Almaleea capitata commonly known as slender parrot pea, is a flowering plant in the family Fabaceae. It is a small procumbent or upright shrub with clusters of yellow flowers and grows in New South Wales and Victoria.

==Description==
Almaleea capitata is a slender, procumbent or upright shrub to 1.2 m high with stems moderately covered with flattened, short, soft hairs. The leaves are variable, oblong to elliptic or linear, 3-9 mm long, 0.5-1.5 mm wide, margins usually rolled inward, lower surface warty and ending in a point at the apex. Bracts 2-2.5 mm long, sometimes stiff and pointed, outer bracts oval to broadly oval shaped, smooth or with occasional hairs, inner bracts oval-shaped and moderately hairy. Calyx 3-4 mm long, flowers in dense clusters of 4-10, pedicels 1-2.5 mm long, floral tube sparsely hairy, yellow standard petal 5-10 mm long.

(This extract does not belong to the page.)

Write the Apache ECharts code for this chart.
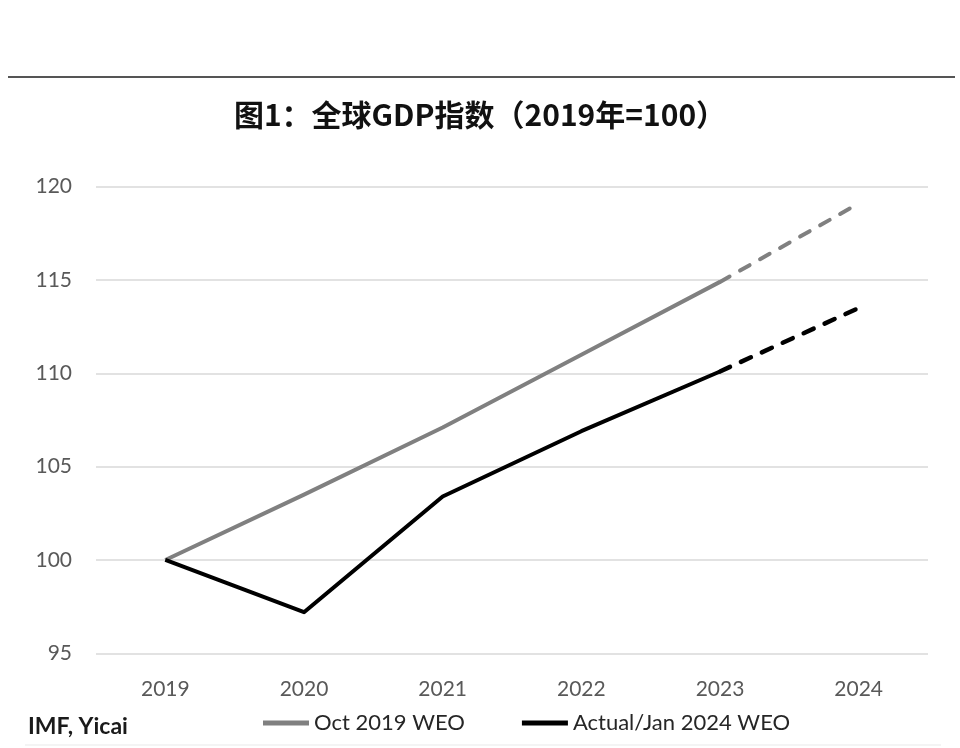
<!DOCTYPE html>
<html>
<head>
<meta charset="utf-8">
<script src="https://cdn.jsdelivr.net/npm/echarts@6/dist/echarts.min.js"></script>
<style>
html,body{margin:0;padding:0;background:#fff;}
#chart{width:960px;height:748px;}
</style>
</head>
<body>
<div id="chart"></div>
<script>
const years = ['2019', '2020', '2021', '2022', '2023', '2024'];
const oct2019WEO = [100, 103.5, 107.1, 111.0, 114.9, 119.1];
const actualJan2024WEO = [100, 97.2, 103.4, 106.9, 110.1, 113.5];
const forecastFrom = 4; // index of 2023: dashed segment starts here
const yMin = 95, yMax = 120, yStep = 5;

const seriesNames = ['Oct 2019 WEO', 'Actual/Jan 2024 WEO'];
const solidPart = arr => arr.map((v, i) => i <= forecastFrom ? v : '-');
const dashedPart = arr => arr.map((v, i) => i >= forecastFrom ? v : '-');

function lineSeries(name, data, color, width, dashed) {
  return {
    name: name,
    type: 'line',
    data: data,
    showSymbol: false,
    symbol: 'none',
    connectNulls: false,
    itemStyle: { color: color },
    lineStyle: {
      color: color,
      width: width,
      type: dashed ? [11, 12] : 'solid',
      cap: dashed ? 'round' : 'butt',
      join: 'round'
    },
    emphasis: { disabled: true },
    z: name === seriesNames[1] ? 3 : 2
  };
}

const chart = echarts.init(document.getElementById('chart'));
chart.setOption({
  backgroundColor: '#ffffff',
  animation: false,
  title: {
    text: '图1：全球GDP指数（2019年=100）',
    left: 'center',
    top: 96,
    padding: 0,
    textStyle: {
      fontFamily: 'Noto Sans CJK SC',
      fontWeight: 'bold',
      fontSize: 30,
      lineHeight: 38,
      color: '#111111'
    }
  },
  grid: { left: 96, right: 32, top: 186.7, bottom: 94.7, containLabel: false },
  xAxis: {
    type: 'category',
    data: years,
    boundaryGap: true,
    axisLine: { show: false },
    axisTick: { show: false },
    axisLabel: {
      margin: 25,
      fontFamily: 'Lato',
      fontSize: 21,
      color: '#595959'
    }
  },
  yAxis: {
    type: 'value',
    min: yMin,
    max: yMax,
    interval: yStep,
    axisLine: { show: false },
    axisTick: { show: false },
    axisLabel: {
      margin: 24,
      fontFamily: 'Lato',
      fontSize: 21,
      color: '#595959'
    },
    splitLine: { lineStyle: { color: '#d9d9d9', width: 1.5 } }
  },
  legend: {
    data: seriesNames,
    left: 263,
    top: 712,
    icon: 'rect',
    itemWidth: 46,
    itemHeight: 5,
    itemGap: 57,
    padding: 0,
    selectedMode: false,
    itemStyle: { borderWidth: 0 },
    textStyle: {
      fontFamily: 'Lato',
      fontSize: 22,
      lineHeight: 22,
      color: '#262626'
    }
  },
  graphic: [
    {
      type: 'line',
      shape: { x1: 8, y1: 77, x2: 955, y2: 77 },
      style: { stroke: '#555555', lineWidth: 2 }
    },
    {
      type: 'line',
      shape: { x1: 25, y1: 745, x2: 941, y2: 745 },
      style: { stroke: '#f0f0f0', lineWidth: 1.5 }
    },
    {
      type: 'text',
      left: 28,
      top: 715,
      style: {
        text: 'IMF, Yicai',
        fontFamily: 'Lato',
        fontWeight: 'bold',
        fontSize: 23,
        fill: '#1a1a1a'
      }
    }
  ],
  series: [
    lineSeries(seriesNames[0], solidPart(oct2019WEO), '#808080', 4, false),
    lineSeries(seriesNames[0], dashedPart(oct2019WEO), '#808080', 4, true),
    lineSeries(seriesNames[1], solidPart(actualJan2024WEO), '#000000', 4, false),
    lineSeries(seriesNames[1], dashedPart(actualJan2024WEO), '#000000', 4.5, true)
  ]
});
</script>
</body>
</html>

Flowering occurs in December and the fruit is a 3-4 mm long pod.

==Taxonomy and naming==
This species was described in 1957 by James Hamlyn Willis who gave it the name Dillwynia capitata. In 1991 Michael Crisp and P.H.Weston changed the name to Almaleea capitata and the description was published in Telopea.The specific epithet (capitata) is in reference to the "flower heads".

==Distribution and habitat==
Almaleea capitata usually grows on granite in swampy heath in subalpine locations in New South Wales and Victoria.